* [Supplied data]
··········
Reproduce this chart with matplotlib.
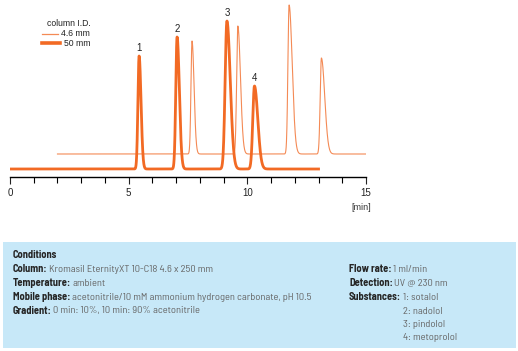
import matplotlib.pyplot as plt
import numpy as np
from matplotlib.lines import Line2D

# Chromatogram data (time in min, heights in arbitrary detector units)
# 50 mm column I.D. trace
t50_start, t50_end = 0.0, 13.0
base50 = 8
rt50 = [5.44, 7.04, 9.14, 10.30]
h50 = [113, 132, 148, 83]
sl50 = [0.050, 0.055, 0.075, 0.070]
sr50 = [0.080, 0.095, 0.140, 0.140]
labels50 = ["1", "2", "3", "4"]

# 4.6 mm column I.D. trace
t46_start, t46_end = 2.0, 15.0
base46 = 23
rt46 = [7.67, 9.60, 11.76, 13.12]
h46 = [113, 128, 149, 96]
sl46 = [0.045, 0.050, 0.050, 0.050]
sr46 = [0.085, 0.110, 0.130, 0.140]

xticks_major = [0, 5, 10, 15]

cond_left = [("Column:", "Kromasil EternityXT 10-C18 4.6 x 250 mm"),
             ("Temperature:", "ambient"),
             ("Mobile phase:", "acetonitrile/10 mM ammonium hydrogen carbonate, pH 10.5"),
             ("Gradient:", "0 min: 10%, 10 min: 90% acetonitrile")]
cond_right = [("Flow rate:", "1 ml/min"),
              ("Detection:", "UV @ 230 nm"),
              ("Substances:", "1: sotalol")]
substances_more = ["2: nadolol", "3: pindolol", "4: metoprolol"]

plt.rcParams['font.family'] = ['Liberation Sans', 'DejaVu Sans']
box_font = ['Barlow Semi Condensed', 'DejaVu Sans']

W, H = 518, 351
c_thick = "#f26a24"
c_thin = "#f48a55"


def trace(t0, t1, base, rts, hs, sls, srs):
    t = np.linspace(t0, t1, 3000)
    y = np.full_like(t, float(base))
    for rt, h, sl, sr in zip(rts, hs, sls, srs):
        s = np.where(t < rt, sl, sr)
        y += h * np.exp(-0.5 * ((t - rt) / s) ** 2)
    return t, y


def fx(px):
    return px / W


def fy(py):
    return 1 - py / H


fig = plt.figure(figsize=(W / 100, H / 100), dpi=100)
ax = fig.add_axes([fx(10), fy(177), fx(366) - fx(10), fy(3) - fy(177)])

t, y = trace(t46_start, t46_end, base46, rt46, h46, sl46, sr46)
ax.plot(t, y, color=c_thin, lw=0.8, zorder=2)
t, y = trace(t50_start, t50_end, base50, rt50, h50, sl50, sr50)
ax.plot(t, y, color=c_thick, lw=2.0, zorder=3)

for rt, h, lab in zip(rt50, h50, labels50):
    ax.text(rt, base50 + h + 3, lab, ha="center", va="bottom", fontsize=7, color="#222222")

ax.set_xlim(0, 15)
ax.set_ylim(0, 174)
for s in ["top", "right", "left"]:
    ax.spines[s].set_visible(False)
ax.spines["bottom"].set_linewidth(1.0)
ax.set_yticks([])
ax.set_xticks(xticks_major)
ax.set_xticks(np.arange(0, 16, 1), minor=True)
ax.tick_params(axis="x", which="major", length=5, width=0.8, labelsize=7, pad=3, colors="#222222")
ax.tick_params(axis="x", which="minor", length=4, width=0.8)
ax.patch.set_alpha(0)

fig.text(fx(361), fy(207), "[min]", ha="center", va="center", fontsize=6.5, color="#333333")

# legend
fig.text(fx(91), fy(24), "column I.D.", ha="right", va="center", fontsize=6.2, color="#222222")
fig.text(fx(90), fy(34), "4.6 mm", ha="right", va="center", fontsize=6.2, color="#222222")
fig.text(fx(90), fy(43), "50 mm", ha="right", va="center", fontsize=6.2, color="#222222")
fig.add_artist(Line2D([fx(42), fx(58)], [fy(34), fy(34)], color=c_thin, lw=0.9))
fig.add_artist(Line2D([fx(42), fx(60)], [fy(43), fy(43)], color=c_thick, lw=2.6))

# conditions box
fig.add_artist(plt.Rectangle((fx(3), fy(348)), fx(516) - fx(3), fy(242) - fy(348),
                             facecolor="#c7e8f8", edgecolor="none", zorder=0))

fs = 7.5
lab_kw = dict(fontsize=fs, fontweight="bold", color="#262626", va="center", ha="left", family=box_font)
val_kw = dict(fontsize=fs, color="#666666", va="center", ha="left", family=box_font)

rend = fig.canvas.get_renderer()


def cond_line(x, yy, label, value):
    tl = fig.text(fx(x), fy(yy), label, **lab_kw)
    bb = tl.get_window_extent(rend)
    fig.text(bb.x1 / W + fx(1.5), fy(yy), value, **val_kw)


fig.text(fx(13), fy(255), "Conditions", **lab_kw)
for i, (lab, val) in enumerate(cond_left):
    cond_line(13, 269 + i * 14, lab, val)

for i, (lab, val) in enumerate(cond_right):
    yy = 269 + i * 14
    if lab == "Substances:":
        fig.text(fx(349), fy(yy), lab, **lab_kw)
        fig.text(fx(403), fy(yy), val, **val_kw)
    else:
        cond_line(349, yy, lab, val)

for i, s in enumerate(substances_more):
    fig.text(fx(403), fy(311 + i * 13.5), s, **val_kw)

fig.savefig("out.png", dpi=100)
··········
Please reproduce the listing exactly from its opening line through the line that contains "sr46 = [0.085, 0.110, 0.130, 0.140]", both included, with all pictures omitted.

Reproduce this chart with matplotlib.
import matplotlib.pyplot as plt
import numpy as np
from matplotlib.lines import Line2D

# Chromatogram data (time in min, heights in arbitrary detector units)
# 50 mm column I.D. trace
t50_start, t50_end = 0.0, 13.0
base50 = 8
rt50 = [5.44, 7.04, 9.14, 10.30]
h50 = [113, 132, 148, 83]
sl50 = [0.050, 0.055, 0.075, 0.070]
sr50 = [0.080, 0.095, 0.140, 0.140]
labels50 = ["1", "2", "3", "4"]

# 4.6 mm column I.D. trace
t46_start, t46_end = 2.0, 15.0
base46 = 23
rt46 = [7.67, 9.60, 11.76, 13.12]
h46 = [113, 128, 149, 96]
sl46 = [0.045, 0.050, 0.050, 0.050]
sr46 = [0.085, 0.110, 0.130, 0.140]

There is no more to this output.